• **Aim**:
Quote exactly the lines between the line containing "Reproduce this chart with matplotlib." and the line containing "from matplotlib.ticker import FuncFormatter", counting those two lines as part of the range. Leave the rest out.

• **Entries provided**:
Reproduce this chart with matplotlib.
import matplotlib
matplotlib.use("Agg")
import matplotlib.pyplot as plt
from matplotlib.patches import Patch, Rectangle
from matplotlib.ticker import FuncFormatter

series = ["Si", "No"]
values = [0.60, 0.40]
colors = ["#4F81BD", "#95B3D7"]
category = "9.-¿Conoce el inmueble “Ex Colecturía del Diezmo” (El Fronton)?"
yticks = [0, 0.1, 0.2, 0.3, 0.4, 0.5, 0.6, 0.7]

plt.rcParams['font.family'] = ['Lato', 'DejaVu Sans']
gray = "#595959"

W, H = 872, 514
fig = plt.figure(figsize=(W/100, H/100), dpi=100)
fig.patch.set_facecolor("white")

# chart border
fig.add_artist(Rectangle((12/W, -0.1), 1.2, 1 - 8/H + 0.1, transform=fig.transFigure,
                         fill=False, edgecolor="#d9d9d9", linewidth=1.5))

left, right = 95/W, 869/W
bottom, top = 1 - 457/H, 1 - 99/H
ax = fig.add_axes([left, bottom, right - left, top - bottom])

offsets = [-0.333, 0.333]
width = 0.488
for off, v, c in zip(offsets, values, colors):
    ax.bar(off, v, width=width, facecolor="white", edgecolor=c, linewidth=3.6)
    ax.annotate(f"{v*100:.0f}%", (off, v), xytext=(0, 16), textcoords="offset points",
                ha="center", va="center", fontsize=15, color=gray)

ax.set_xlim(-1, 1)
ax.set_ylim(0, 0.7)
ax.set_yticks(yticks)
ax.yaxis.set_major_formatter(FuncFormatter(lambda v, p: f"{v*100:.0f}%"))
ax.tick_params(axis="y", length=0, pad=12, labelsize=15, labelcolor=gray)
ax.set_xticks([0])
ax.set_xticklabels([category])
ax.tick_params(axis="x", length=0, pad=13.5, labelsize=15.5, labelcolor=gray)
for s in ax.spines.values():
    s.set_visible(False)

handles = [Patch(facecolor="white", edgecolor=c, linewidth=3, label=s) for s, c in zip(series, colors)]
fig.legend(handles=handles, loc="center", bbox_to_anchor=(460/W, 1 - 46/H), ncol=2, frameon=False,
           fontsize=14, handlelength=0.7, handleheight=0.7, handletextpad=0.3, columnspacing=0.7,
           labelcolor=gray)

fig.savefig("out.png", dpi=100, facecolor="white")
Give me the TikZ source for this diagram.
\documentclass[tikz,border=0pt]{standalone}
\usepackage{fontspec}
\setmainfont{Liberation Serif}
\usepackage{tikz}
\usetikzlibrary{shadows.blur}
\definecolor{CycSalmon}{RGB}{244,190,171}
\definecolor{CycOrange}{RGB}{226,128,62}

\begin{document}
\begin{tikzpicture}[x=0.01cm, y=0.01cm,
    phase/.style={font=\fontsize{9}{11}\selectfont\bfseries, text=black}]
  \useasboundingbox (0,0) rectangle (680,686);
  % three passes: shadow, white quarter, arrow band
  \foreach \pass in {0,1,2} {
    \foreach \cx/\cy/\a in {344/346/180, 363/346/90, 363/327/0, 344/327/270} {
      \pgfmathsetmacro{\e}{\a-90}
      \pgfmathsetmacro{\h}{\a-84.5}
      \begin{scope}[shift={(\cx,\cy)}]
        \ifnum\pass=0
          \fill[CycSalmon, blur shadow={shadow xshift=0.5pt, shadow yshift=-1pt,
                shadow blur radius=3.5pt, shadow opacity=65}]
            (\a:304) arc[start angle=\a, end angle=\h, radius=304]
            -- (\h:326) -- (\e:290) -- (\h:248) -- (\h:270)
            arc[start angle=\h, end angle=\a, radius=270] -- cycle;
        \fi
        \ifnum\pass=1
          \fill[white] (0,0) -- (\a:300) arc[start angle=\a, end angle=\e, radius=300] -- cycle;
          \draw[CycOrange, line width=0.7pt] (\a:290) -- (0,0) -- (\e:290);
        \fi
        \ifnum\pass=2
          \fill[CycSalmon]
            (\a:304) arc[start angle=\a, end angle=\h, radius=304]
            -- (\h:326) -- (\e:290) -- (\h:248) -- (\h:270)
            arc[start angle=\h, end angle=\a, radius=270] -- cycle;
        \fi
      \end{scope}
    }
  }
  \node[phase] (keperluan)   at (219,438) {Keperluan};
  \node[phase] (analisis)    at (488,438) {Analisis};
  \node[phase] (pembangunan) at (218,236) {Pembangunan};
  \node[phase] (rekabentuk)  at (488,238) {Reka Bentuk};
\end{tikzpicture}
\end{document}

* * *

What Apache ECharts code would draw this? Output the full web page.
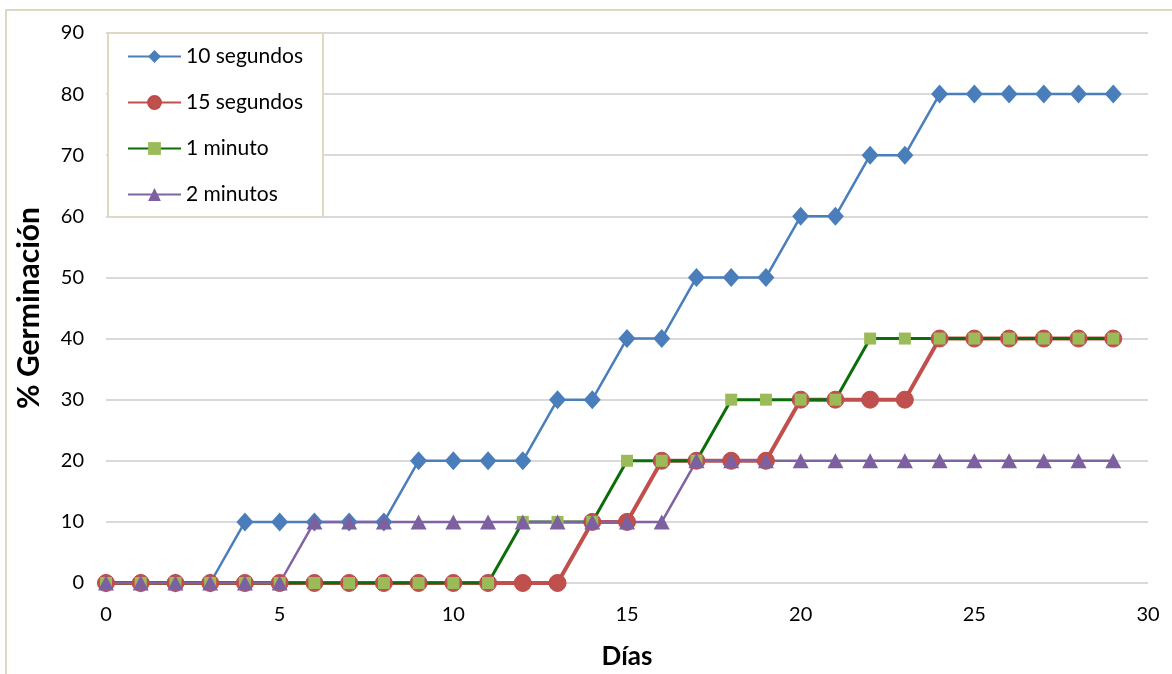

• **Finished answer**:
Reproduce this chart with matplotlib.
import matplotlib
matplotlib.use("Agg")
import matplotlib.pyplot as plt
from matplotlib.patches import Patch, Rectangle
from matplotlib.ticker import FuncFormatter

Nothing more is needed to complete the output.